🏦Fed Rocks The USD Boat: Westpac
- Rosbel Durán

- Jun 22, 2021
- 1 min read
The Fed’s inflation projections confidently reveal ongoing faith in the “transitory” outlook. Following a spike to 3% by end-2021, the median core PCE projection shows an expectation that it will settle back toward 2% in 2022 and 2023.
But that masks a considerable shift in the perceived risks. At each quarterly forecasting round, FOMC members assess the risks to their growth, unemployment and PCE projections – to the upside, downside or broadly balanced.

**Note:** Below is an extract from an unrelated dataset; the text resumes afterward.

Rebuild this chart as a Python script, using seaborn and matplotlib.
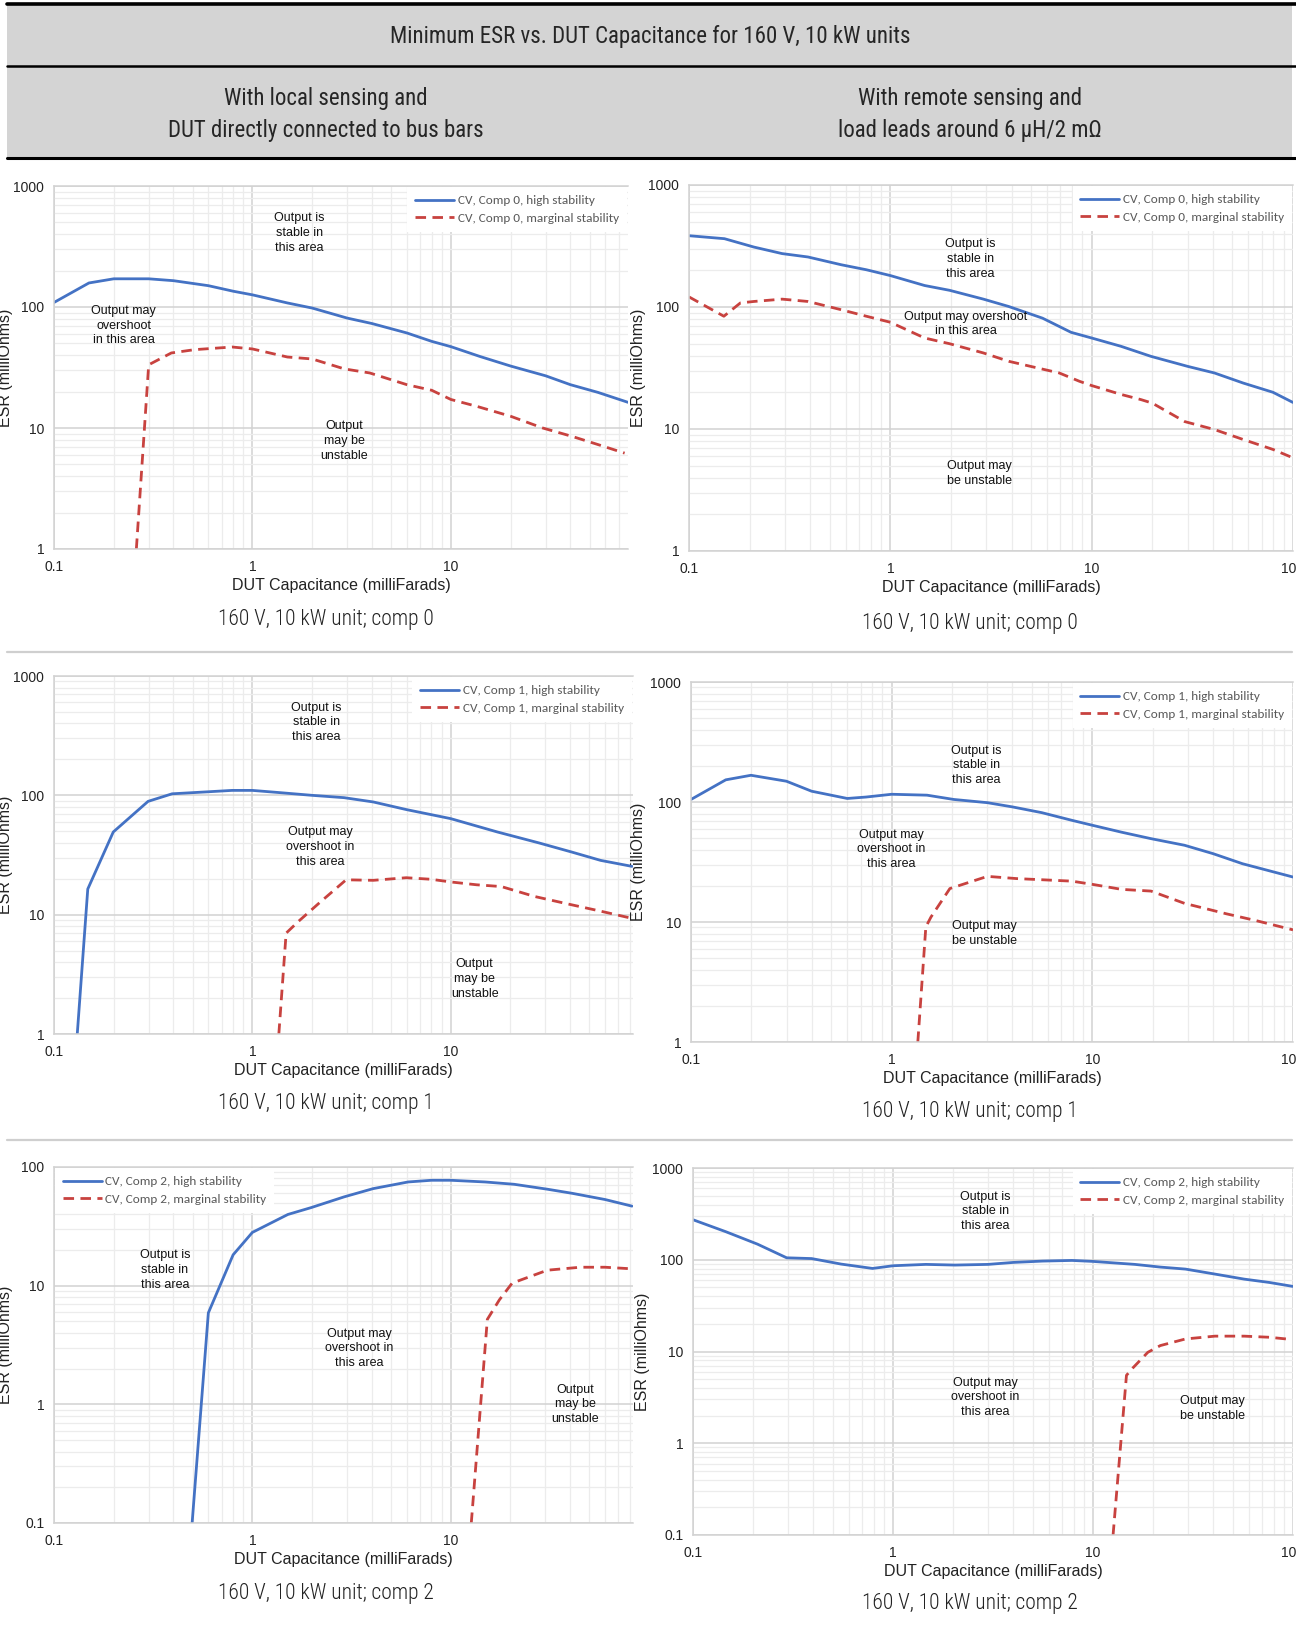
import seaborn as sns
import matplotlib.pyplot as plt
from matplotlib.ticker import FixedLocator, FixedFormatter, LogLocator, NullFormatter
from matplotlib.patches import Rectangle
from matplotlib.lines import Line2D

# ---- values (x: capacitance mF, y: ESR mOhm) ----
# local sensing, comp 0
loc0_hi_x = [0.1, 0.15, 0.2, 0.3, 0.4, 0.6, 0.8, 1, 1.5, 2, 3, 4, 6, 8, 10, 14, 20, 30, 40, 55, 78]
loc0_hi_y = [109, 158, 171, 171, 165, 150, 135, 126, 108, 98, 81, 73, 61, 52, 47, 39, 32.5, 27, 22.8, 19.7, 16.3]
loc0_mg_x = [0.26, 0.30, 0.39, 0.51, 0.79, 1, 1.5, 2, 2.9, 3.9, 6, 8, 10, 13.5, 20, 29, 41, 55, 75]
loc0_mg_y = [1, 33.3, 41.7, 44.4, 46.7, 45, 38.6, 37.2, 30.8, 28.5, 22.8, 20.5, 17.2, 15.1, 12.5, 10, 8.5, 7.3, 6.2]

# remote sensing, comp 0
rem0_hi_x = [0.1, 0.15, 0.21, 0.29, 0.39, 0.57, 0.76, 1, 1.48, 1.97, 2.9, 3.87, 5.7, 7.9, 10, 14, 19.7, 30, 40.7, 56.6, 79.5, 100]
rem0_hi_y = [384, 363, 310, 274, 257, 222, 202, 181, 150, 137, 116, 101, 81, 62, 55.7, 47.6, 39.4, 32.6, 28.8, 23.8, 20, 16.5]
rem0_mg_x = [0.1, 0.149, 0.18, 0.21, 0.29, 0.39, 0.57, 0.76, 1, 1.48, 1.97, 2.9, 3.87, 5.4, 6.9, 8.7, 10, 14, 17.6, 20, 29, 40.7, 56.6, 79.5, 100]
rem0_mg_y = [121, 84, 108, 111, 116, 111, 95, 84, 75, 55.7, 50, 42, 35.9, 31.6, 28.8, 24.6, 22.7, 19.2, 17.4, 16.3, 11.5, 9.9, 8.2, 6.8, 5.8]

# local sensing, comp 1
loc1_hi_x = [0.131, 0.148, 0.199, 0.298, 0.394, 0.593, 0.79, 1, 1.41, 2, 2.9, 4.07, 5.97, 10, 17.2, 27.9, 40.7, 57, 82]
loc1_hi_y = [1, 16.4, 49.3, 89, 103, 107, 110, 110, 105, 100, 95.6, 88, 76, 63.8, 49.3, 39.9, 33.5, 28.5, 25.4]
loc1_mg_x = [1.36, 1.48, 1.71, 2.17, 2.97, 4.07, 5.97, 7.95, 10, 13.5, 18, 26.5, 40.7, 57, 80]
loc1_mg_y = [1, 7.0, 8.8, 12.5, 19.6, 19.4, 20.4, 19.8, 18.8, 17.8, 17.2, 14.2, 12.1, 10.7, 9.4]

# remote sensing, comp 1
rem1_hi_x = [0.1, 0.149, 0.199, 0.299, 0.399, 0.601, 0.746, 1, 1.5, 2.04, 3.0, 4.0, 5.6, 7.9, 10, 14, 19.6, 28.8, 40, 56, 75, 100]
rem1_hi_y = [105, 153, 167, 149, 123, 107, 110, 116, 114, 105, 98.7, 91, 81.5, 70.4, 64, 56, 49.5, 43.6, 37.1, 30.6, 26.9, 23.7]
rem1_mg_x = [1.35, 1.48, 1.57, 1.95, 3.0, 4.2, 5.6, 7.9, 10, 14, 19.6, 28.8, 46.6, 65, 100]
rem1_mg_y = [1, 9.1, 11, 19, 24, 23, 22.5, 21.9, 20.6, 18.7, 18.1, 14.3, 11.7, 10.3, 8.6]

# local sensing, comp 2
loc2_hi_x = [0.497, 0.6, 0.8, 1, 1.51, 1.98, 2.9, 4.06, 6.1, 8, 10, 14.9, 20.9, 30.7, 41, 60, 82]
loc2_hi_y = [0.1, 5.9, 18.2, 28.1, 39.8, 45.5, 56, 65.7, 74.8, 77.3, 77.3, 74.8, 71.5, 65, 60, 53.2, 46.8]
loc2_mg_x = [12.7, 15.3, 17.6, 20.4, 30.7, 45, 60, 80]
loc2_mg_y = [0.1, 5.2, 7.6, 10.5, 13.5, 14.3, 14.3, 13.9]

# remote sensing, comp 2
rem2_hi_x = [0.1, 0.146, 0.21, 0.294, 0.392, 0.55, 0.79, 1, 1.46, 2.04, 2.99, 3.99, 5.6, 7.85, 10, 16.2, 21.7, 29, 40.7, 57, 76, 100]
rem2_hi_y = [273, 202, 148, 105, 103, 89.7, 80.4, 86, 89, 87.5, 89, 93.5, 96.7, 98.3, 95.9, 89, 83.2, 79.1, 69.8, 61.5, 56.6, 51.2]
rem2_mg_x = [12.6, 14.7, 15.8, 18.8, 21.7, 29, 40.7, 57, 76, 92.5]
rem2_mg_y = [0.1, 5.5, 6.6, 9.8, 11.6, 13.7, 14.7, 14.7, 14.3, 13.7]

x_ticks = [0.1, 1, 10, 100]
x_tick_labels = ["0.1", "1", "10", "100"]
y_ticks = [0.1, 1, 10, 100, 1000]
y_tick_labels = ["0.1", "1", "10", "100", "1000"]

title = "Minimum ESR vs. DUT Capacitance for 160 V, 10 kW units"
col_heads = ["With local sensing and\nDUT directly connected to bus bars",
             "With remote sensing and\nload leads around 6 \u00b5H/2 m\u03a9"]

BLUE = "#4472C4"
RED = "#C8423F"
W, H = 1296, 1629

sns.set_style("white")
plt.rcParams["font.family"] = ["Liberation Sans", "DejaVu Sans"]
COND = ["Roboto Condensed", "Liberation Sans", "DejaVu Sans"]
CALI = ["Carlito", "Lato", "DejaVu Sans"]

fig = plt.figure(figsize=(W / 100, H / 100), dpi=100)


def fx(px):
    return px / W


def fy(py):
    return 1 - py / H


# header block
fig.patches.append(Rectangle((fx(7), fy(158)), fx(1292) - fx(7), fy(5) - fy(158),
                             transform=fig.transFigure, facecolor="#d4d4d4", edgecolor="none", zorder=0))
for yy, lw in [(4, 2.6), (66, 1.8), (158, 2.2)]:
    fig.lines.append(Line2D([fx(7), fx(1296)], [fy(yy), fy(yy)], transform=fig.transFigure,
                            color="black", lw=lw))
fig.text(fx(650), fy(37), title, ha="center", va="center", fontsize=16.5, family=COND)
fig.text(fx(326), fy(114), col_heads[0], ha="center", va="center", fontsize=16.5,
         family=COND, linespacing=1.5)
fig.text(fx(970), fy(114), col_heads[1], ha="center", va="center", fontsize=16.5,
         family=COND, linespacing=1.5)

# light separators between rows
for yy in [652, 1140]:
    fig.lines.append(Line2D([fx(7), fx(1292)], [fy(yy), fy(yy)], transform=fig.transFigure,
                            color="#cfcfcf", lw=1.6))

panels = [
    dict(box=(54, 628, 186, 549), xlim=(0.1, 78), ylim=(1, 1000), comp=0, ylab=13,
         hi=(loc0_hi_x, loc0_hi_y), mg=(loc0_mg_x, loc0_mg_y), leg="upper right", cap=(326, 619),
         notes=[(1.73, 410, "Output is\nstable in\nthis area"),
                (0.224, 70, "Output may\novershoot\nin this area"),
                (2.9, 7.8, "Output\nmay be\nunstable")]),
    dict(box=(689, 1293, 185, 551), xlim=(0.1, 100), ylim=(1, 1000), comp=0, ylab=646,
         hi=(rem0_hi_x, rem0_hi_y), mg=(rem0_mg_x, rem0_mg_y), leg="upper right", cap=(970, 624),
         notes=[(2.5, 247, "Output is\nstable in\nthis area"),
                (2.37, 72.6, "Output may overshoot\nin this area"),
                (2.76, 4.3, "Output may\nbe unstable")]),
    dict(box=(54, 633, 676, 1034), xlim=(0.1, 83), ylim=(1, 1000), comp=1, ylab=13,
         hi=(loc1_hi_x, loc1_hi_y), mg=(loc1_mg_x, loc1_mg_y), leg="upper right", cap=(326, 1103),
         notes=[(2.1, 409, "Output is\nstable in\nthis area"),
                (2.2, 37, "Output may\novershoot in\nthis area"),
                (13.2, 2.9, "Output\nmay be\nunstable")]),
    dict(box=(691, 1293, 682, 1042), xlim=(0.1, 100), ylim=(1, 1000), comp=1, ylab=646,
         hi=(rem1_hi_x, rem1_hi_y), mg=(rem1_mg_x, rem1_mg_y), leg="upper right", cap=(970, 1111),
         notes=[(2.64, 202, "Output is\nstable in\nthis area"),
                (1.0, 40.3, "Output may\novershoot in\nthis area"),
                (2.9, 8.0, "Output may\nbe unstable")]),
    dict(box=(54, 633, 1167, 1523), xlim=(0.1, 83), ylim=(0.1, 100), comp=2, ylab=13,
         hi=(loc2_hi_x, loc2_hi_y), mg=(loc2_mg_x, loc2_mg_y), leg="upper left", cap=(326, 1593),
         notes=[(0.363, 13.6, "Output is\nstable in\nthis area"),
                (3.47, 2.96, "Output may\novershoot in\nthis area"),
                (42.6, 1.0, "Output\nmay be\nunstable")]),
    dict(box=(693, 1293, 1168, 1535), xlim=(0.1, 100), ylim=(0.1, 1000), comp=2, ylab=650,
         hi=(rem2_hi_x, rem2_hi_y), mg=(rem2_mg_x, rem2_mg_y), leg="upper right", cap=(970, 1604),
         notes=[(2.89, 337, "Output is\nstable in\nthis area"),
                (2.89, 3.17, "Output may\novershoot in\nthis area"),
                (39.6, 2.4, "Output may\nbe unstable")]),
]

for p in panels:
    l, r, t, b = p["box"]
    ax = fig.add_axes([fx(l), fy(b), fx(r) - fx(l), fy(t) - fy(b)])
    ax.set_xscale("log")
    ax.set_yscale("log")
    c = p["comp"]
    sns.lineplot(x=p["hi"][0], y=p["hi"][1], ax=ax, color=BLUE, lw=2.0, sort=False,
                 estimator=None, label=f"CV, Comp {c}, high stability")
    sns.lineplot(x=p["mg"][0], y=p["mg"][1], ax=ax, color=RED, lw=2.0, sort=False,
                 estimator=None, linestyle=(0, (3.8, 2.3)),
                 label=f"CV, Comp {c}, marginal stability")

    ax.xaxis.set_major_locator(FixedLocator(x_ticks))
    ax.xaxis.set_major_formatter(FixedFormatter(x_tick_labels))
    ax.yaxis.set_major_locator(FixedLocator(y_ticks))
    ax.yaxis.set_major_formatter(FixedFormatter(y_tick_labels))
    for axis in (ax.xaxis, ax.yaxis):
        axis.set_minor_locator(LogLocator(base=10, subs=range(2, 10), numticks=20))
        axis.set_minor_formatter(NullFormatter())
    ax.set_xlim(*p["xlim"])
    ax.set_ylim(*p["ylim"])
    ax.set_axisbelow(True)
    ax.grid(True, which="major", color="#d2d2d2", lw=1.1)
    ax.grid(True, which="minor", color="#ececec", lw=0.9)
    ax.tick_params(which="both", length=0, labelsize=10, labelcolor="#222222")
    ax.tick_params(axis="x", pad=8)
    ax.tick_params(axis="y", pad=7)
    for s in ["left", "bottom", "top"]:
        ax.spines[s].set_color("#d2d2d2")
        ax.spines[s].set_linewidth(1.1)
    ax.spines["right"].set_visible(False)

    ax.set_xlabel("DUT Capacitance (milliFarads)", fontsize=11.5, color="#222222")
    ax.xaxis.set_label_coords(0.5, -29 / (b - t))
    ax.set_ylabel("ESR (milliOhms)", fontsize=11.5, color="#222222")
    ax.yaxis.set_label_coords((p["ylab"] - l) / (r - l), 0.5)

    for nx, ny, txt in p["notes"]:
        ax.text(nx, ny, txt, ha="center", va="center", fontsize=9, linespacing=1.3,
                color="#111111")

    leg = ax.legend(loc=p["leg"], frameon=True, facecolor="white", edgecolor="none",
                    framealpha=1, handlelength=2.9, labelcolor="#595959",
                    borderaxespad=0.3, handletextpad=0.3, labelspacing=0.45,
                    prop={"family": CALI, "size": 9.5})
    leg.get_frame().set_boxstyle("square", pad=0.2)

    fig.text(fx(p["cap"][0]), fy(p["cap"][1]), f"160 V, 10 kW unit; comp {c}",
             ha="center", va="center", fontsize=15.5, family=COND, fontweight=300,
             color="#222222")

fig.savefig("out.png", dpi=100)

Back in March 2021, just 5 of 18 members assessed that the risks to core PCE inflation were weighted to the upside. A solid majority - 12 of 18 - assessed core PCE risks to be broadly balanced in March.

But by June, that assessment swung decisively, with 13 FOMC members among 18 assessing that core PCE inflation risks have shifted to the upside. As shown in slide one, the net balance of perceived core inflation risks among FOMC members is the highest in the history of their projections, by a comfortable margin.
In so far as the Fed’s projections and perceived risks to their projections drive the dots, we can conclude that a material shift on the inflation side of the Fed’s mandate was a key catalyst for the shift in their hitherto resolutely dovish stance.